### YOUR TASK
Find each line with the string "this" and report it.

### MATERIAL
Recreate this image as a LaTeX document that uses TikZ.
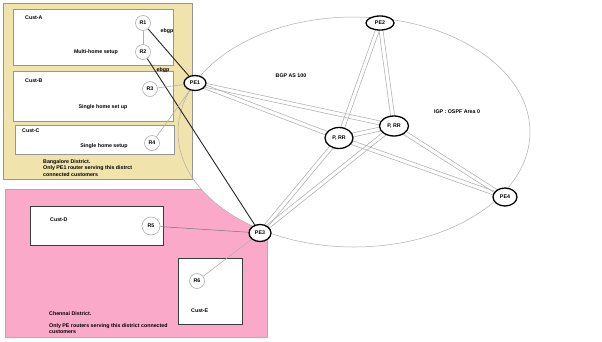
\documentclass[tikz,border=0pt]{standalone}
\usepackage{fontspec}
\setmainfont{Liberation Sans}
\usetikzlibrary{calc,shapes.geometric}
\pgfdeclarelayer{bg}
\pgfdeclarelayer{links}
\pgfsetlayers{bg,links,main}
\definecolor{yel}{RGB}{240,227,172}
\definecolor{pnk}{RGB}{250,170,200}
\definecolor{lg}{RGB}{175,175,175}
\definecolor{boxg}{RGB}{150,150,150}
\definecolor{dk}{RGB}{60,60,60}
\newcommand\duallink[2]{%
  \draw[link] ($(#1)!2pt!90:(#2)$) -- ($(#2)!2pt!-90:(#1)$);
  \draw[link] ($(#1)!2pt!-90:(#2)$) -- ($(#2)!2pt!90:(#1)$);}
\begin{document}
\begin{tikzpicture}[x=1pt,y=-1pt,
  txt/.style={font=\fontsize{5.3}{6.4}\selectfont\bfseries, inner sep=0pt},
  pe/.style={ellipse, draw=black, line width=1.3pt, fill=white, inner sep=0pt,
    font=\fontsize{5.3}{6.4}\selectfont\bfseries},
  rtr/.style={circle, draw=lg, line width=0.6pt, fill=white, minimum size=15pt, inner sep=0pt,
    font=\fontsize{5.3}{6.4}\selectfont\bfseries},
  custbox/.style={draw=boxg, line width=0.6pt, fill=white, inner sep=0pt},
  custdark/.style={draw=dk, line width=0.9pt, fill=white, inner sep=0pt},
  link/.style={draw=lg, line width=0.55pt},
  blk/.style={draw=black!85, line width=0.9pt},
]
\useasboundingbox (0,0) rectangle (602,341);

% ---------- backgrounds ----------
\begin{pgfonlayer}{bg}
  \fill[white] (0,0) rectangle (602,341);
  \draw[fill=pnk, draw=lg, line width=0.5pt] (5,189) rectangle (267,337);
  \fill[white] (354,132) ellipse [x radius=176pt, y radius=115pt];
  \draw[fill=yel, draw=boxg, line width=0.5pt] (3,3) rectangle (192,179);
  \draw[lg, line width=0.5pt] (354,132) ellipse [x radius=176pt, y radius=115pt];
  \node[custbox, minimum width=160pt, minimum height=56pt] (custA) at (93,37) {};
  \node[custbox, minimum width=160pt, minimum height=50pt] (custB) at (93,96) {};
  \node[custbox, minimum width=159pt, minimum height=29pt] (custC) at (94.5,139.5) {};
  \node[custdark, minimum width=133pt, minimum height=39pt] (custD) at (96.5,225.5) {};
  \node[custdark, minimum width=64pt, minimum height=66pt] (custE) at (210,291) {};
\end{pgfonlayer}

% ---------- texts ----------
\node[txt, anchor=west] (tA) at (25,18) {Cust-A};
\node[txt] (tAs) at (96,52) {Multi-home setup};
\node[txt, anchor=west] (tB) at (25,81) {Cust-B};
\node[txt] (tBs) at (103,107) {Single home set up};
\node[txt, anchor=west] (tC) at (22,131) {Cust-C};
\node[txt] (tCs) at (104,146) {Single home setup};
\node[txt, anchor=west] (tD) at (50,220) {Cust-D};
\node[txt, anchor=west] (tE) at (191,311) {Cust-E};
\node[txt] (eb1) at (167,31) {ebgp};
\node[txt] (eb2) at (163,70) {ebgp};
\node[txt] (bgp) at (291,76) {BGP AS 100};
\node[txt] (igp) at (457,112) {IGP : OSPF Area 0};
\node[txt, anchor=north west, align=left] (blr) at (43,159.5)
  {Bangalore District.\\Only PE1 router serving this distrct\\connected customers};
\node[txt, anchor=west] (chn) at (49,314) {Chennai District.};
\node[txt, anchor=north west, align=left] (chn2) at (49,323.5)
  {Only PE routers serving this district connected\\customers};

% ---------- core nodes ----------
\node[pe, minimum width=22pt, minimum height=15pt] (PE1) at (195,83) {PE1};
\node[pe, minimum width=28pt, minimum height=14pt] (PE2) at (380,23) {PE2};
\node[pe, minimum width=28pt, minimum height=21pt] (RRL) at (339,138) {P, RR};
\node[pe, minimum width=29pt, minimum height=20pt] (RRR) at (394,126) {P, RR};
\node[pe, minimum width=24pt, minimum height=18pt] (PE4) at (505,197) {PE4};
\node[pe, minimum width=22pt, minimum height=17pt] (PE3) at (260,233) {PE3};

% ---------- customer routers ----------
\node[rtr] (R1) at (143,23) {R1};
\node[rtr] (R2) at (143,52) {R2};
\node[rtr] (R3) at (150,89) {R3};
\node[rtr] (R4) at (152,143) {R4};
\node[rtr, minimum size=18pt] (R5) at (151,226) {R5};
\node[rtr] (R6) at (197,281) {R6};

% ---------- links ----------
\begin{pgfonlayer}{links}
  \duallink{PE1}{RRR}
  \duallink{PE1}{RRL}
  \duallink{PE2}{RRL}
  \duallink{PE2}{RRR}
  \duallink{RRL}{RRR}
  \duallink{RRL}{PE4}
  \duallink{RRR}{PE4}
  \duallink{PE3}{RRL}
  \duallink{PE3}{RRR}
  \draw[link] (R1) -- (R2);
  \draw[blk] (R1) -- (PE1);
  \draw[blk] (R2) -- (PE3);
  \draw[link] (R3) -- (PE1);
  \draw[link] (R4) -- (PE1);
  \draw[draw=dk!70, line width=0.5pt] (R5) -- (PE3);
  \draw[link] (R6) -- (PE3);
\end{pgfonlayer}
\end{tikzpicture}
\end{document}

### EXERCISE OUTPUT
Recreate this image as a LaTeX document that uses TikZ.
  {Bangalore District.\\Only PE1 router serving this distrct\\connected customers};
  {Only PE routers serving this district connected\\customers};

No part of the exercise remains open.